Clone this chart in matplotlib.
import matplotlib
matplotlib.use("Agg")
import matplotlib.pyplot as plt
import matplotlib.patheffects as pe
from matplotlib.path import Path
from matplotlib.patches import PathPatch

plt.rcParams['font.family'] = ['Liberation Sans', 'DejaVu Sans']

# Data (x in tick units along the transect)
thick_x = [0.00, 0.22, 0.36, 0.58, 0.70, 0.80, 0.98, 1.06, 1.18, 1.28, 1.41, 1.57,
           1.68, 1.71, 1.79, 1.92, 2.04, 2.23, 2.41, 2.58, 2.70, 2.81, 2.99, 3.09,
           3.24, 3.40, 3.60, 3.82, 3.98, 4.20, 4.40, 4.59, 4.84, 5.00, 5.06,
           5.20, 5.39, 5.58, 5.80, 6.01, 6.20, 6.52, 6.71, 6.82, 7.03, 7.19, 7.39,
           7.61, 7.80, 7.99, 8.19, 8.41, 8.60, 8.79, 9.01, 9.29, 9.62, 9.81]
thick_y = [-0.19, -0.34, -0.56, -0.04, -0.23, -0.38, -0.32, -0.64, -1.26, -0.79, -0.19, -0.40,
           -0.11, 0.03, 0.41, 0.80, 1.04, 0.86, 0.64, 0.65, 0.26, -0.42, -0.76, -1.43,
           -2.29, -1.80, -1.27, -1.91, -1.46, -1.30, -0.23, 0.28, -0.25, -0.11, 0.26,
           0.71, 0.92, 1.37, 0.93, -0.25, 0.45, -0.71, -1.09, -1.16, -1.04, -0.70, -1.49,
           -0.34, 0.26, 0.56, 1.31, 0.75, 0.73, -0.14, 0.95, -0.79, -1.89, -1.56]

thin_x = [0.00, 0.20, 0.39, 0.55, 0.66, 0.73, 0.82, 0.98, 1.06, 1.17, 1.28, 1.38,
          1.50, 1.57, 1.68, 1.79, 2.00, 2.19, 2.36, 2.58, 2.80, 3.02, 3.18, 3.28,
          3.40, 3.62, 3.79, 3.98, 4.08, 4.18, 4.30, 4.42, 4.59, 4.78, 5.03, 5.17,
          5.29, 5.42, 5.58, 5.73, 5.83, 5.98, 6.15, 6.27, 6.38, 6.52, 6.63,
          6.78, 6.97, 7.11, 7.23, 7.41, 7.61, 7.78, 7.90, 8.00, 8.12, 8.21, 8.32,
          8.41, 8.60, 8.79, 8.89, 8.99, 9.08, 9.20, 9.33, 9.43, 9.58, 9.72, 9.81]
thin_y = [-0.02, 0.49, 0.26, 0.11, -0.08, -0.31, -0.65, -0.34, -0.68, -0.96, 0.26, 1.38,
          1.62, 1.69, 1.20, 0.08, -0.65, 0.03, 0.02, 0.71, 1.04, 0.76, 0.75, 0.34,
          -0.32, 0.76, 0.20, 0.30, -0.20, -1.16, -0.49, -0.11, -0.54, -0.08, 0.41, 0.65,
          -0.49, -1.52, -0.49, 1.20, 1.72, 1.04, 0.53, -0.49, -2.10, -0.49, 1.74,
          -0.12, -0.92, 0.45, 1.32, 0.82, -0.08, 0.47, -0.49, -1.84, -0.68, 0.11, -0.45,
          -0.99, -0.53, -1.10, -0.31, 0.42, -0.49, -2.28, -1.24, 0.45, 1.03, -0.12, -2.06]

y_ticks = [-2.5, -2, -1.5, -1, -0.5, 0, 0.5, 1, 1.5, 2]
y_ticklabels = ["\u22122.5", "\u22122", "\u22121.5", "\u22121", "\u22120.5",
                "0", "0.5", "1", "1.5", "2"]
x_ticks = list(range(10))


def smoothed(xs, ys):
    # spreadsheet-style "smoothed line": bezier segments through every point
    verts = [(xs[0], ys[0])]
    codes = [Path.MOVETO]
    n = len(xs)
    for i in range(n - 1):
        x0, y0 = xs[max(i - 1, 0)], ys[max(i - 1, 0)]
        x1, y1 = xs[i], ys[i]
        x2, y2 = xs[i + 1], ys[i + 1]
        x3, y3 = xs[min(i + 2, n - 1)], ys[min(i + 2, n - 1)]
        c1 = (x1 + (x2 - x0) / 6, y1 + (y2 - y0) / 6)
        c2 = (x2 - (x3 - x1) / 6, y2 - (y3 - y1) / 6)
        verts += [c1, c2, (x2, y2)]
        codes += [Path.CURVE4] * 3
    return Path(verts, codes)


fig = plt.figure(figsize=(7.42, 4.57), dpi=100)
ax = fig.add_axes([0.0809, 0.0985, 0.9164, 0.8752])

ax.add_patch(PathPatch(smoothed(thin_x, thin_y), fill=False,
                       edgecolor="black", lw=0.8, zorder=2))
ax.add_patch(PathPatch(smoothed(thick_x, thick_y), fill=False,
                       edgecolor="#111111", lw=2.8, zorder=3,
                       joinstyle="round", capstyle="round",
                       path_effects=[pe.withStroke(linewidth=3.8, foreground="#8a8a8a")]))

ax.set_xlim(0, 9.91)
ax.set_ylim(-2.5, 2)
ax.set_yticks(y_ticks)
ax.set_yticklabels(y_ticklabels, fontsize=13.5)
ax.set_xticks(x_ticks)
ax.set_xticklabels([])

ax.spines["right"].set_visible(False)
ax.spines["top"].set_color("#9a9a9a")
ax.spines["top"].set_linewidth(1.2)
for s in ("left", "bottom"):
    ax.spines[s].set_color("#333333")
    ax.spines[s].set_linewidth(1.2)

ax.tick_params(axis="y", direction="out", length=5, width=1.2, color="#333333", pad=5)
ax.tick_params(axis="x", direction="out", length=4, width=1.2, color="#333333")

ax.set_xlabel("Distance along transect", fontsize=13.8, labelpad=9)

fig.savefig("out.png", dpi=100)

────────

▶ [Aim]:
In the listing above, find each line with the word "matplotlib" and copy it.

▶ [Response]:
Clone this chart in matplotlib.
import matplotlib
matplotlib.use("Agg")
import matplotlib.pyplot as plt
import matplotlib.patheffects as pe
from matplotlib.path import Path
from matplotlib.patches import PathPatch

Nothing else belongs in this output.